■ **Recorded information**:
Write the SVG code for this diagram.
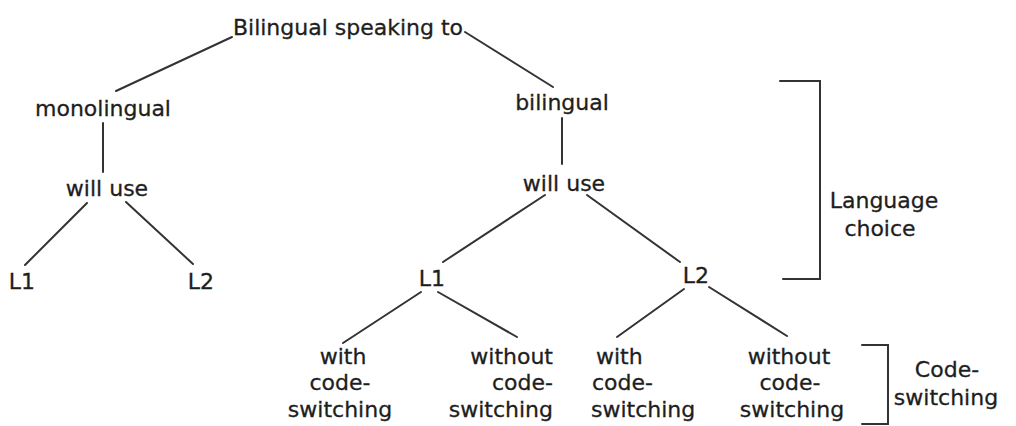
<svg xmlns="http://www.w3.org/2000/svg" width="1016" height="426" viewBox="0 0 1016 426">
  <style>
    .t { font-family: "DejaVu Sans", "Liberation Sans", sans-serif; font-size: 22px; fill: #1e1e1e; stroke: #1e1e1e; stroke-width: 0.3; }
    .c { text-anchor: middle; }
    .e { text-anchor: end; }
    .s { text-anchor: start; }
    .ln { stroke: #333; stroke-width: 2; fill: none; stroke-linecap: round; }
  </style>
  <rect width="1016" height="426" fill="#fff"/>

  <g id="connectors" class="ln">
    <line x1="232" y1="37" x2="116" y2="91"/>
    <line x1="465" y1="32" x2="553" y2="87"/>
    <line x1="103" y1="123" x2="103" y2="172"/>
    <line x1="87" y1="203" x2="25" y2="265"/>
    <line x1="126" y1="202" x2="193" y2="264"/>
    <line x1="562" y1="118" x2="562" y2="164"/>
    <line x1="545" y1="195" x2="443" y2="262"/>
    <line x1="587" y1="195" x2="680" y2="262"/>
    <line x1="421" y1="292" x2="343" y2="343"/>
    <line x1="438" y1="292" x2="517" y2="337"/>
    <line x1="684" y1="289" x2="617" y2="337"/>
    <line x1="709" y1="287" x2="787" y2="336"/>
  </g>

  <g id="root"><text class="t c" x="348" y="35">Bilingual speaking to</text></g>
  <g id="monolingual"><text class="t c" x="103" y="116">monolingual</text></g>
  <g id="mono-will-use"><text class="t c" x="107" y="196">will use</text></g>
  <g id="mono-l1"><text class="t c" x="22" y="289">L1</text></g>
  <g id="mono-l2"><text class="t c" x="201" y="289">L2</text></g>

  <g id="bilingual"><text class="t c" x="562" y="110">bilingual</text></g>
  <g id="bi-will-use"><text class="t c" x="564" y="191">will use</text></g>
  <g id="bi-l1"><text class="t c" x="432" y="286">L1</text></g>
  <g id="bi-l2"><text class="t c" x="696" y="283">L2</text></g>

  <g id="l1-with">
    <text class="t c" x="343" y="364">with</text>
    <text class="t c" x="340" y="390">code-</text>
    <text class="t c" x="340" y="417">switching</text>
  </g>
  <g id="l1-without">
    <text class="t e" x="553" y="364">without</text>
    <text class="t e" x="553" y="390">code-</text>
    <text class="t e" x="553" y="417">switching</text>
  </g>
  <g id="l2-with">
    <text class="t s" x="596" y="364">with</text>
    <text class="t s" x="592" y="390">code-</text>
    <text class="t s" x="591" y="417">switching</text>
  </g>
  <g id="l2-without">
    <text class="t c" x="789" y="364">without</text>
    <text class="t c" x="790" y="390">code-</text>
    <text class="t c" x="792" y="417">switching</text>
  </g>

  <g id="language-choice">
    <polyline class="ln" points="780,81 820,81 820,279 783,279"/>
    <text class="t c" x="884" y="208">Language</text>
    <text class="t c" x="880" y="236">choice</text>
  </g>
  <g id="code-switching">
    <polyline class="ln" points="862,345 888,345 888,424 862,424"/>
    <text class="t c" x="947" y="377">Code-</text>
    <text class="t c" x="946" y="405">switching</text>
  </g>
</svg>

■ **What you need to do**: The material above holds pictures; copy everything else in it exactly.

■ **Answer to this exercise**:
Write the SVG code for this diagram.
<svg xmlns="http://www.w3.org/2000/svg" width="1016" height="426" viewBox="0 0 1016 426">
  <style>
    .t { font-family: "DejaVu Sans", "Liberation Sans", sans-serif; font-size: 22px; fill: #1e1e1e; stroke: #1e1e1e; stroke-width: 0.3; }
    .c { text-anchor: middle; }
    .e { text-anchor: end; }
    .s { text-anchor: start; }
    .ln { stroke: #333; stroke-width: 2; fill: none; stroke-linecap: round; }
  </style>
  <rect width="1016" height="426" fill="#fff"/>

  <g id="connectors" class="ln">
    <line x1="232" y1="37" x2="116" y2="91"/>
    <line x1="465" y1="32" x2="553" y2="87"/>
    <line x1="103" y1="123" x2="103" y2="172"/>
    <line x1="87" y1="203" x2="25" y2="265"/>
    <line x1="126" y1="202" x2="193" y2="264"/>
    <line x1="562" y1="118" x2="562" y2="164"/>
    <line x1="545" y1="195" x2="443" y2="262"/>
    <line x1="587" y1="195" x2="680" y2="262"/>
    <line x1="421" y1="292" x2="343" y2="343"/>
    <line x1="438" y1="292" x2="517" y2="337"/>
    <line x1="684" y1="289" x2="617" y2="337"/>
    <line x1="709" y1="287" x2="787" y2="336"/>
  </g>

  <g id="root"><text class="t c" x="348" y="35">Bilingual speaking to</text></g>
  <g id="monolingual"><text class="t c" x="103" y="116">monolingual</text></g>
  <g id="mono-will-use"><text class="t c" x="107" y="196">will use</text></g>
  <g id="mono-l1"><text class="t c" x="22" y="289">L1</text></g>
  <g id="mono-l2"><text class="t c" x="201" y="289">L2</text></g>

  <g id="bilingual"><text class="t c" x="562" y="110">bilingual</text></g>
  <g id="bi-will-use"><text class="t c" x="564" y="191">will use</text></g>
  <g id="bi-l1"><text class="t c" x="432" y="286">L1</text></g>
  <g id="bi-l2"><text class="t c" x="696" y="283">L2</text></g>

  <g id="l1-with">
    <text class="t c" x="343" y="364">with</text>
    <text class="t c" x="340" y="390">code-</text>
    <text class="t c" x="340" y="417">switching</text>
  </g>
  <g id="l1-without">
    <text class="t e" x="553" y="364">without</text>
    <text class="t e" x="553" y="390">code-</text>
    <text class="t e" x="553" y="417">switching</text>
  </g>
  <g id="l2-with">
    <text class="t s" x="596" y="364">with</text>
    <text class="t s" x="592" y="390">code-</text>
    <text class="t s" x="591" y="417">switching</text>
  </g>
  <g id="l2-without">
    <text class="t c" x="789" y="364">without</text>
    <text class="t c" x="790" y="390">code-</text>
    <text class="t c" x="792" y="417">switching</text>
  </g>

  <g id="language-choice">
    <polyline class="ln" points="780,81 820,81 820,279 783,279"/>
    <text class="t c" x="884" y="208">Language</text>
    <text class="t c" x="880" y="236">choice</text>
  </g>
  <g id="code-switching">
    <polyline class="ln" points="862,345 888,345 888,424 862,424"/>
    <text class="t c" x="947" y="377">Code-</text>
    <text class="t c" x="946" y="405">switching</text>
  </g>
</svg>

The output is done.